§ EXERCISE AIM
All of the data should be output character for character, except the pictures.
— start DATA IN THIS EXERCISE —
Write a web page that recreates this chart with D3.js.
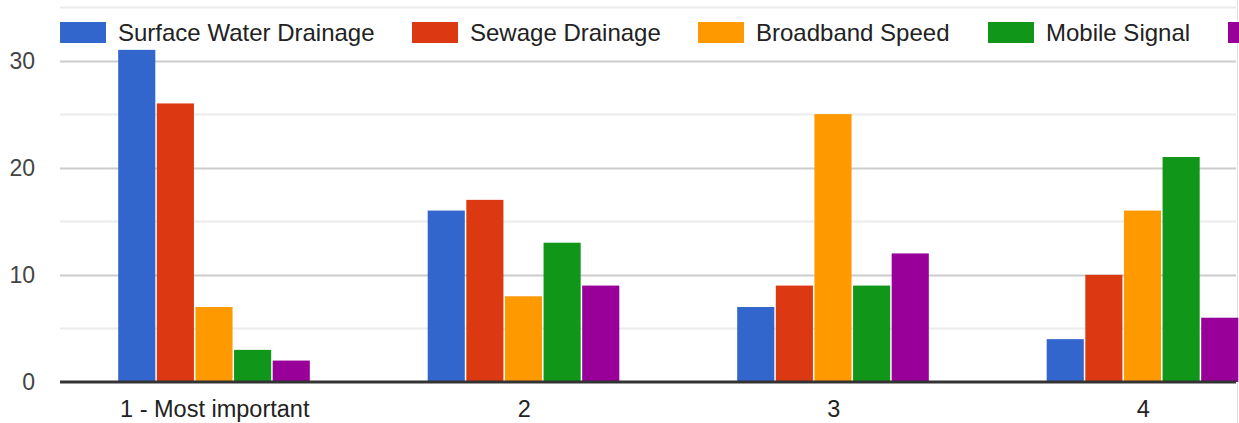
<!DOCTYPE html>
<html>
<head>
<meta charset="utf-8">
<script src="https://cdn.jsdelivr.net/npm/d3@7"></script>
<style>
    body { margin: 0; background: #fff; }
    svg { display: block; font-family: Arial, "Liberation Sans", sans-serif; }
</style>
</head>
<body>
<svg id="chart" width="1239" height="423"></svg>
<script>
const categories = ["1 - Most important", "2", "3", "4"];
const seriesNames = ["Surface Water Drainage", "Sewage Drainage", "Broadband Speed", "Mobile Signal", "Other"];
const seriesColors = ["#3366cc", "#dc3912", "#ff9900", "#109618", "#990099"];

// one array per series, one value per category
const surfaceWater = [31, 16, 7, 4];
const sewage = [26, 17, 9, 10];
const broadband = [7, 8, 25, 16];
const mobile = [3, 13, 9, 21];
const other = [2, 9, 12, 6];

const gridTicks = [0, 5, 10, 15, 20, 25, 30, 35];
const labelTicks = [0, 10, 20, 30];

const seriesValues = [surfaceWater, sewage, broadband, mobile, other];

const WIDTH = 1239;
const PLOT = {left: 60, right: 1236, top: 7, bottom: 382};
const svg = d3.select("#chart");

let y = d3.scaleLinear().domain([0, 35]).range([PLOT.bottom, PLOT.top]);

// the plot runs on past the right edge of the window, so the 4 bands use a wider range
let x0 = d3.scaleBand().domain(categories).range([PLOT.left, PLOT.left + 1238])
    .paddingInner(0.376).paddingOuter(0.188);
let x1 = d3.scaleBand().domain(seriesNames).range([0, x0.bandwidth()]);

function drawGrid() {
    svg.append("g").selectAll("line").data(gridTicks.filter(t => t > 0)).join("line")
        .attr("x1", PLOT.left).attr("x2", PLOT.right)
        .attr("y1", d => Math.round(y(d)) + 0.5).attr("y2", d => Math.round(y(d)) + 0.5)
        .attr("stroke", d => d % 10 === 0 ? "#cccccc" : "#ebebeb").attr("stroke-width", 2);

    // container edge on the right
    svg.append("line").attr("x1", 1237.5).attr("x2", 1237.5).attr("y1", 0).attr("y2", 423)
        .attr("stroke", "#e0e0e0").attr("stroke-width", 1);
}

function drawYLabels() {
    svg.append("g").selectAll("text").data(labelTicks).join("text")
        .attr("x", 35).attr("y", d => y(d)).attr("dy", "0.36em")
        .attr("text-anchor", "end").attr("font-size", 23).attr("fill", "#444")
        .text(d => d);
}

function drawBars() {
    let groups = svg.append("g").selectAll("g").data(categories).join("g")
        .attr("transform", d => `translate(${x0(d)},0)`);

    groups.selectAll("rect")
        .data((d, i) => seriesNames.map((s, k) => ({series: s, color: seriesColors[k], value: seriesValues[k][i]})))
        .join("rect")
        .attr("x", d => x1(d.series)).attr("width", x1.bandwidth() - 1.5)
        .attr("y", d => y(d.value)).attr("height", d => y(0) - y(d.value))
        .attr("fill", d => d.color);
}

function drawXAxis() {
    svg.append("line").attr("x1", PLOT.left).attr("x2", PLOT.right)
        .attr("y1", y(0)).attr("y2", y(0))
        .attr("stroke", "#333").attr("stroke-width", 3);

    svg.append("g").selectAll("text").data(categories).join("text")
        .attr("x", d => x0(d) + x0.bandwidth() / 2).attr("y", 417)
        .attr("text-anchor", "middle").attr("font-size", 23.5).attr("fill", "#222")
        .text(d => d);
}

function drawLegend() {
    let itemX = [60, 412, 698, 988, 1228];
    let legend = svg.append("g").selectAll("g").data(seriesNames).join("g")
        .attr("transform", (d, i) => `translate(${itemX[i]},22)`);

    legend.append("rect").attr("width", 46).attr("height", 21)
        .attr("fill", (d, i) => seriesColors[i]);

    // the last entry's label falls outside the window, only its swatch shows
    legend.filter((d, i) => itemX[i] + 58 < WIDTH)
        .append("text").attr("x", 58).attr("y", 19)
        .attr("font-size", 24).attr("fill", "#222")
        .text(d => d);
}

drawGrid();
drawBars();
drawXAxis();
drawYLabels();
drawLegend();
</script>
</body>
</html>
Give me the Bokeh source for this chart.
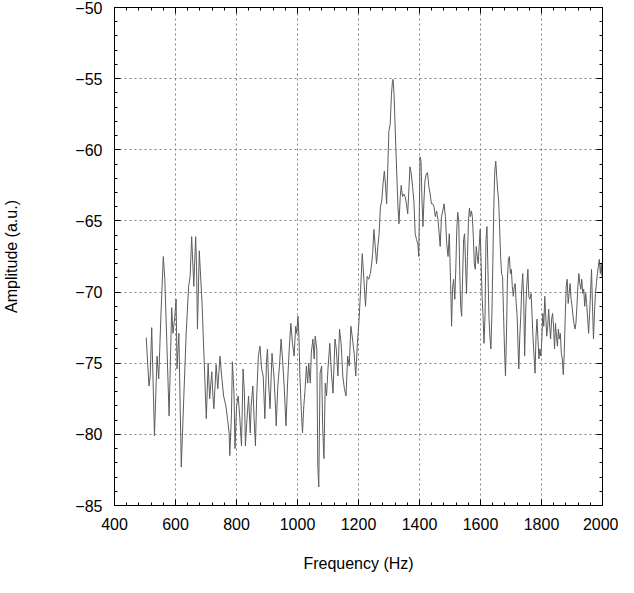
— end DATA IN THIS EXERCISE —
§ WORKED ANSWER
Write a web page that recreates this chart with D3.js.
<!DOCTYPE html>
<html>
<head>
<meta charset="utf-8">
<script src="https://cdn.jsdelivr.net/npm/d3@7"></script>
<style>
    body { margin: 0; background: #fff; }
    svg { display: block; font-family: Arial, "Liberation Sans", sans-serif; }
</style>
</head>
<body>
<svg id="chart" width="1239" height="423"></svg>
<script>
const categories = ["1 - Most important", "2", "3", "4"];
const seriesNames = ["Surface Water Drainage", "Sewage Drainage", "Broadband Speed", "Mobile Signal", "Other"];
const seriesColors = ["#3366cc", "#dc3912", "#ff9900", "#109618", "#990099"];

// one array per series, one value per category
const surfaceWater = [31, 16, 7, 4];
const sewage = [26, 17, 9, 10];
const broadband = [7, 8, 25, 16];
const mobile = [3, 13, 9, 21];
const other = [2, 9, 12, 6];

const gridTicks = [0, 5, 10, 15, 20, 25, 30, 35];
const labelTicks = [0, 10, 20, 30];

const seriesValues = [surfaceWater, sewage, broadband, mobile, other];

const WIDTH = 1239;
const PLOT = {left: 60, right: 1236, top: 7, bottom: 382};
const svg = d3.select("#chart");

let y = d3.scaleLinear().domain([0, 35]).range([PLOT.bottom, PLOT.top]);

// the plot runs on past the right edge of the window, so the 4 bands use a wider range
let x0 = d3.scaleBand().domain(categories).range([PLOT.left, PLOT.left + 1238])
    .paddingInner(0.376).paddingOuter(0.188);
let x1 = d3.scaleBand().domain(seriesNames).range([0, x0.bandwidth()]);

function drawGrid() {
    svg.append("g").selectAll("line").data(gridTicks.filter(t => t > 0)).join("line")
        .attr("x1", PLOT.left).attr("x2", PLOT.right)
        .attr("y1", d => Math.round(y(d)) + 0.5).attr("y2", d => Math.round(y(d)) + 0.5)
        .attr("stroke", d => d % 10 === 0 ? "#cccccc" : "#ebebeb").attr("stroke-width", 2);

    // container edge on the right
    svg.append("line").attr("x1", 1237.5).attr("x2", 1237.5).attr("y1", 0).attr("y2", 423)
        .attr("stroke", "#e0e0e0").attr("stroke-width", 1);
}

function drawYLabels() {
    svg.append("g").selectAll("text").data(labelTicks).join("text")
        .attr("x", 35).attr("y", d => y(d)).attr("dy", "0.36em")
        .attr("text-anchor", "end").attr("font-size", 23).attr("fill", "#444")
        .text(d => d);
}

function drawBars() {
    let groups = svg.append("g").selectAll("g").data(categories).join("g")
        .attr("transform", d => `translate(${x0(d)},0)`);

    groups.selectAll("rect")
        .data((d, i) => seriesNames.map((s, k) => ({series: s, color: seriesColors[k], value: seriesValues[k][i]})))
        .join("rect")
        .attr("x", d => x1(d.series)).attr("width", x1.bandwidth() - 1.5)
        .attr("y", d => y(d.value)).attr("height", d => y(0) - y(d.value))
        .attr("fill", d => d.color);
}

function drawXAxis() {
    svg.append("line").attr("x1", PLOT.left).attr("x2", PLOT.right)
        .attr("y1", y(0)).attr("y2", y(0))
        .attr("stroke", "#333").attr("stroke-width", 3);

    svg.append("g").selectAll("text").data(categories).join("text")
        .attr("x", d => x0(d) + x0.bandwidth() / 2).attr("y", 417)
        .attr("text-anchor", "middle").attr("font-size", 23.5).attr("fill", "#222")
        .text(d => d);
}

function drawLegend() {
    let itemX = [60, 412, 698, 988, 1228];
    let legend = svg.append("g").selectAll("g").data(seriesNames).join("g")
        .attr("transform", (d, i) => `translate(${itemX[i]},22)`);

    legend.append("rect").attr("width", 46).attr("height", 21)
        .attr("fill", (d, i) => seriesColors[i]);

    // the last entry's label falls outside the window, only its swatch shows
    legend.filter((d, i) => itemX[i] + 58 < WIDTH)
        .append("text").attr("x", 58).attr("y", 19)
        .attr("font-size", 24).attr("fill", "#222")
        .text(d => d);
}

drawGrid();
drawBars();
drawXAxis();
drawYLabels();
drawLegend();
</script>
</body>
</html>
Give me the Bokeh source for this chart.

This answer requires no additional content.